> [Task to complete] Output every line of the material exactly, omitting images.
╭─ Dataset extract
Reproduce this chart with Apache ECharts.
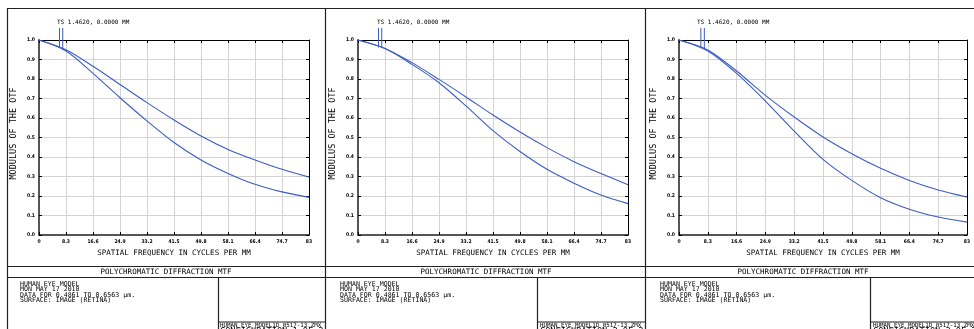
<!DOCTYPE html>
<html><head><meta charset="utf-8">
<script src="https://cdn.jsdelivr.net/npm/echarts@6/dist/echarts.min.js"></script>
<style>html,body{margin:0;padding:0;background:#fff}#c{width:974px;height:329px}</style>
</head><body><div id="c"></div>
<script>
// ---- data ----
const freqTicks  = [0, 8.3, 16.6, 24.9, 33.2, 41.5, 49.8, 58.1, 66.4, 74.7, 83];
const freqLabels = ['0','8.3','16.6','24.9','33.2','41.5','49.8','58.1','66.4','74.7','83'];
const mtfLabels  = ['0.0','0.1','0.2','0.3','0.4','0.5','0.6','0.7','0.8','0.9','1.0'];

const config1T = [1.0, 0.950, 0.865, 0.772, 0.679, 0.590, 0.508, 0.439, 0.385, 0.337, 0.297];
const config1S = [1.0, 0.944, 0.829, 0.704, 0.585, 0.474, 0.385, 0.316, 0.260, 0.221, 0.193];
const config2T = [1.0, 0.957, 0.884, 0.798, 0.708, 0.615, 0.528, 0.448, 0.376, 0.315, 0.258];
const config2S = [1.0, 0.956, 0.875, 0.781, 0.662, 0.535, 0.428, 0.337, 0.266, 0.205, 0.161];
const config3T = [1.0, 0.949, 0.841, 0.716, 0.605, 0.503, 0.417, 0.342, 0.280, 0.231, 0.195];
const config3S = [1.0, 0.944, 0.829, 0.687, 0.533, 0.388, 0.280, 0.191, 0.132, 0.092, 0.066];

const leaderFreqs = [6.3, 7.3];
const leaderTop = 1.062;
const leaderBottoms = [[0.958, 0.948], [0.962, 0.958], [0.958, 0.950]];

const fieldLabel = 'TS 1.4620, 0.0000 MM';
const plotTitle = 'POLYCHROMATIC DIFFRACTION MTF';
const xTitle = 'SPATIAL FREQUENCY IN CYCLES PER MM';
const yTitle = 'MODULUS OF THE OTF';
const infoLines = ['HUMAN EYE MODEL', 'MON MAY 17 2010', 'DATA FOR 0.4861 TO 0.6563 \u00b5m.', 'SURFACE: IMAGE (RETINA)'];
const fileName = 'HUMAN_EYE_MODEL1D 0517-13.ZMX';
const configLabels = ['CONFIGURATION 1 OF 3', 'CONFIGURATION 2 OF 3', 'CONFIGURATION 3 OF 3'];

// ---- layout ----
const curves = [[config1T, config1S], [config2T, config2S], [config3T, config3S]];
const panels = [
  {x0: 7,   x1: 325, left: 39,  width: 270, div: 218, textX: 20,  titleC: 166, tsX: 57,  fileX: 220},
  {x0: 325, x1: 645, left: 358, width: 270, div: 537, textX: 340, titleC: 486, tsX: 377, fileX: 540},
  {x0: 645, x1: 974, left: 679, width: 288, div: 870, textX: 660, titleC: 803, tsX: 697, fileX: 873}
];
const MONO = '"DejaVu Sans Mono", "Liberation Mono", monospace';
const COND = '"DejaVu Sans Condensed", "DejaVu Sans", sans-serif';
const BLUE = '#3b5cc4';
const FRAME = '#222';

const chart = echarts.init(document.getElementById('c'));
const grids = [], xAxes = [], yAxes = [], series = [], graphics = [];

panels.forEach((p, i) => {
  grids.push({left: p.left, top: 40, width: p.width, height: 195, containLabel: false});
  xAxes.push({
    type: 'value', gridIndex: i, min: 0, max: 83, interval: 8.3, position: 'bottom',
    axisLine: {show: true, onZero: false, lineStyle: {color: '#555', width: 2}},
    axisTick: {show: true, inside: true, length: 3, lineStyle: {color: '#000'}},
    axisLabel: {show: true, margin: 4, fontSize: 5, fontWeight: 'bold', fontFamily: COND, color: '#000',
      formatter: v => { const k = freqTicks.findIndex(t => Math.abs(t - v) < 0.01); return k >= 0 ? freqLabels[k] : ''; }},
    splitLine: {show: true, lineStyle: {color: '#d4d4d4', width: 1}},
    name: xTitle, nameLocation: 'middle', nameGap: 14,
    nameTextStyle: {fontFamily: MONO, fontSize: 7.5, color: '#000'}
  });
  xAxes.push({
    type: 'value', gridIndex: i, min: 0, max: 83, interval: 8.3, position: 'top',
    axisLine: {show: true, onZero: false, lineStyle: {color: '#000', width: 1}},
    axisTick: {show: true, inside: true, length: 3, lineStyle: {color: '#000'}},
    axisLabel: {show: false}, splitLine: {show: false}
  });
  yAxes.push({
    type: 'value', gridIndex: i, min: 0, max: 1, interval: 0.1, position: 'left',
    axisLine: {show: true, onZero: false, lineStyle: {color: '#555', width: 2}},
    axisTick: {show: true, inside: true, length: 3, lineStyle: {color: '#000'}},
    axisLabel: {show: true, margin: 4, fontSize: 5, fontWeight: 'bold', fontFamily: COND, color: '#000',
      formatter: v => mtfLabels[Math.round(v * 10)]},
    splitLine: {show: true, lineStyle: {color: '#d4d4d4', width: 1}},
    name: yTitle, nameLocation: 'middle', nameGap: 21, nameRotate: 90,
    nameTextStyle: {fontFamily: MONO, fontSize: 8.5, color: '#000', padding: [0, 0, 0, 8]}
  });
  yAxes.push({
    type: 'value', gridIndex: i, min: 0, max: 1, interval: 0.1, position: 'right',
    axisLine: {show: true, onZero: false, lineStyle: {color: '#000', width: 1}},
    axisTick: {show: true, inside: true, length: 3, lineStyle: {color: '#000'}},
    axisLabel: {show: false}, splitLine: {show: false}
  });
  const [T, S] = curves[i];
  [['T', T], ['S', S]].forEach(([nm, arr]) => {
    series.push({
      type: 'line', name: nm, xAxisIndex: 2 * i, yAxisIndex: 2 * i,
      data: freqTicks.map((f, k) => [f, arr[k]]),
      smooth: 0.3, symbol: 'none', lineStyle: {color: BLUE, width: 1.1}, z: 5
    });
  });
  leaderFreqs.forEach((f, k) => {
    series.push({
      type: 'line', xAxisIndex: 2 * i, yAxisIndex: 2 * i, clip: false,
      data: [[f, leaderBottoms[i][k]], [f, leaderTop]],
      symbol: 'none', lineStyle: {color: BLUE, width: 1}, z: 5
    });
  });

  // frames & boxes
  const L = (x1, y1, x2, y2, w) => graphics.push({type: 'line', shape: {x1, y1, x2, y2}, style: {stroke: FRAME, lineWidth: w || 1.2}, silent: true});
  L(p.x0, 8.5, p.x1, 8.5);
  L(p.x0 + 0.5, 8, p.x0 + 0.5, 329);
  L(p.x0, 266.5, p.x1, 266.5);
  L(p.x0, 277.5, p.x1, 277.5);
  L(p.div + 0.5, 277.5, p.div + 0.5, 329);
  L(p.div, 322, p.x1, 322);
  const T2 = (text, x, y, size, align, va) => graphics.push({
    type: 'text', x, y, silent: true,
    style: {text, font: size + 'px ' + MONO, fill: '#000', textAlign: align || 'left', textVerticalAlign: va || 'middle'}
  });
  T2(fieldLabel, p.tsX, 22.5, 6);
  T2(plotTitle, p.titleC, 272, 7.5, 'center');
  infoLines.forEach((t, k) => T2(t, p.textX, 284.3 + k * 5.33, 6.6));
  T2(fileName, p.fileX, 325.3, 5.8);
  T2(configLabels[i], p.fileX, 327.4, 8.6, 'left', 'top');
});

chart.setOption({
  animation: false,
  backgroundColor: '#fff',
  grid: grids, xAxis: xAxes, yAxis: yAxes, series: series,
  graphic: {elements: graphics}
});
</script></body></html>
╰─
> [Reply]
Reproduce this chart with Apache ECharts.
<!DOCTYPE html>
<html><head><meta charset="utf-8">
<script src="https://cdn.jsdelivr.net/npm/echarts@6/dist/echarts.min.js"></script>
<style>html,body{margin:0;padding:0;background:#fff}#c{width:974px;height:329px}</style>
</head><body><div id="c"></div>
<script>
// ---- data ----
const freqTicks  = [0, 8.3, 16.6, 24.9, 33.2, 41.5, 49.8, 58.1, 66.4, 74.7, 83];
const freqLabels = ['0','8.3','16.6','24.9','33.2','41.5','49.8','58.1','66.4','74.7','83'];
const mtfLabels  = ['0.0','0.1','0.2','0.3','0.4','0.5','0.6','0.7','0.8','0.9','1.0'];

const config1T = [1.0, 0.950, 0.865, 0.772, 0.679, 0.590, 0.508, 0.439, 0.385, 0.337, 0.297];
const config1S = [1.0, 0.944, 0.829, 0.704, 0.585, 0.474, 0.385, 0.316, 0.260, 0.221, 0.193];
const config2T = [1.0, 0.957, 0.884, 0.798, 0.708, 0.615, 0.528, 0.448, 0.376, 0.315, 0.258];
const config2S = [1.0, 0.956, 0.875, 0.781, 0.662, 0.535, 0.428, 0.337, 0.266, 0.205, 0.161];
const config3T = [1.0, 0.949, 0.841, 0.716, 0.605, 0.503, 0.417, 0.342, 0.280, 0.231, 0.195];
const config3S = [1.0, 0.944, 0.829, 0.687, 0.533, 0.388, 0.280, 0.191, 0.132, 0.092, 0.066];

const leaderFreqs = [6.3, 7.3];
const leaderTop = 1.062;
const leaderBottoms = [[0.958, 0.948], [0.962, 0.958], [0.958, 0.950]];

const fieldLabel = 'TS 1.4620, 0.0000 MM';
const plotTitle = 'POLYCHROMATIC DIFFRACTION MTF';
const xTitle = 'SPATIAL FREQUENCY IN CYCLES PER MM';
const yTitle = 'MODULUS OF THE OTF';
const infoLines = ['HUMAN EYE MODEL', 'MON MAY 17 2010', 'DATA FOR 0.4861 TO 0.6563 \u00b5m.', 'SURFACE: IMAGE (RETINA)'];
const fileName = 'HUMAN_EYE_MODEL1D 0517-13.ZMX';
const configLabels = ['CONFIGURATION 1 OF 3', 'CONFIGURATION 2 OF 3', 'CONFIGURATION 3 OF 3'];

// ---- layout ----
const curves = [[config1T, config1S], [config2T, config2S], [config3T, config3S]];
const panels = [
  {x0: 7,   x1: 325, left: 39,  width: 270, div: 218, textX: 20,  titleC: 166, tsX: 57,  fileX: 220},
  {x0: 325, x1: 645, left: 358, width: 270, div: 537, textX: 340, titleC: 486, tsX: 377, fileX: 540},
  {x0: 645, x1: 974, left: 679, width: 288, div: 870, textX: 660, titleC: 803, tsX: 697, fileX: 873}
];
const MONO = '"DejaVu Sans Mono", "Liberation Mono", monospace';
const COND = '"DejaVu Sans Condensed", "DejaVu Sans", sans-serif';
const BLUE = '#3b5cc4';
const FRAME = '#222';

const chart = echarts.init(document.getElementById('c'));
const grids = [], xAxes = [], yAxes = [], series = [], graphics = [];

panels.forEach((p, i) => {
  grids.push({left: p.left, top: 40, width: p.width, height: 195, containLabel: false});
  xAxes.push({
    type: 'value', gridIndex: i, min: 0, max: 83, interval: 8.3, position: 'bottom',
    axisLine: {show: true, onZero: false, lineStyle: {color: '#555', width: 2}},
    axisTick: {show: true, inside: true, length: 3, lineStyle: {color: '#000'}},
    axisLabel: {show: true, margin: 4, fontSize: 5, fontWeight: 'bold', fontFamily: COND, color: '#000',
      formatter: v => { const k = freqTicks.findIndex(t => Math.abs(t - v) < 0.01); return k >= 0 ? freqLabels[k] : ''; }},
    splitLine: {show: true, lineStyle: {color: '#d4d4d4', width: 1}},
    name: xTitle, nameLocation: 'middle', nameGap: 14,
    nameTextStyle: {fontFamily: MONO, fontSize: 7.5, color: '#000'}
  });
  xAxes.push({
    type: 'value', gridIndex: i, min: 0, max: 83, interval: 8.3, position: 'top',
    axisLine: {show: true, onZero: false, lineStyle: {color: '#000', width: 1}},
    axisTick: {show: true, inside: true, length: 3, lineStyle: {color: '#000'}},
    axisLabel: {show: false}, splitLine: {show: false}
  });
  yAxes.push({
    type: 'value', gridIndex: i, min: 0, max: 1, interval: 0.1, position: 'left',
    axisLine: {show: true, onZero: false, lineStyle: {color: '#555', width: 2}},
    axisTick: {show: true, inside: true, length: 3, lineStyle: {color: '#000'}},
    axisLabel: {show: true, margin: 4, fontSize: 5, fontWeight: 'bold', fontFamily: COND, color: '#000',
      formatter: v => mtfLabels[Math.round(v * 10)]},
    splitLine: {show: true, lineStyle: {color: '#d4d4d4', width: 1}},
    name: yTitle, nameLocation: 'middle', nameGap: 21, nameRotate: 90,
    nameTextStyle: {fontFamily: MONO, fontSize: 8.5, color: '#000', padding: [0, 0, 0, 8]}
  });
  yAxes.push({
    type: 'value', gridIndex: i, min: 0, max: 1, interval: 0.1, position: 'right',
    axisLine: {show: true, onZero: false, lineStyle: {color: '#000', width: 1}},
    axisTick: {show: true, inside: true, length: 3, lineStyle: {color: '#000'}},
    axisLabel: {show: false}, splitLine: {show: false}
  });
  const [T, S] = curves[i];
  [['T', T], ['S', S]].forEach(([nm, arr]) => {
    series.push({
      type: 'line', name: nm, xAxisIndex: 2 * i, yAxisIndex: 2 * i,
      data: freqTicks.map((f, k) => [f, arr[k]]),
      smooth: 0.3, symbol: 'none', lineStyle: {color: BLUE, width: 1.1}, z: 5
    });
  });
  leaderFreqs.forEach((f, k) => {
    series.push({
      type: 'line', xAxisIndex: 2 * i, yAxisIndex: 2 * i, clip: false,
      data: [[f, leaderBottoms[i][k]], [f, leaderTop]],
      symbol: 'none', lineStyle: {color: BLUE, width: 1}, z: 5
    });
  });

  // frames & boxes
  const L = (x1, y1, x2, y2, w) => graphics.push({type: 'line', shape: {x1, y1, x2, y2}, style: {stroke: FRAME, lineWidth: w || 1.2}, silent: true});
  L(p.x0, 8.5, p.x1, 8.5);
  L(p.x0 + 0.5, 8, p.x0 + 0.5, 329);
  L(p.x0, 266.5, p.x1, 266.5);
  L(p.x0, 277.5, p.x1, 277.5);
  L(p.div + 0.5, 277.5, p.div + 0.5, 329);
  L(p.div, 322, p.x1, 322);
  const T2 = (text, x, y, size, align, va) => graphics.push({
    type: 'text', x, y, silent: true,
    style: {text, font: size + 'px ' + MONO, fill: '#000', textAlign: align || 'left', textVerticalAlign: va || 'middle'}
  });
  T2(fieldLabel, p.tsX, 22.5, 6);
  T2(plotTitle, p.titleC, 272, 7.5, 'center');
  infoLines.forEach((t, k) => T2(t, p.textX, 284.3 + k * 5.33, 6.6));
  T2(fileName, p.fileX, 325.3, 5.8);
  T2(configLabels[i], p.fileX, 327.4, 8.6, 'left', 'top');
});

chart.setOption({
  animation: false,
  backgroundColor: '#fff',
  grid: grids, xAxis: xAxes, yAxis: yAxes, series: series,
  graphic: {elements: graphics}
});
</script></body></html>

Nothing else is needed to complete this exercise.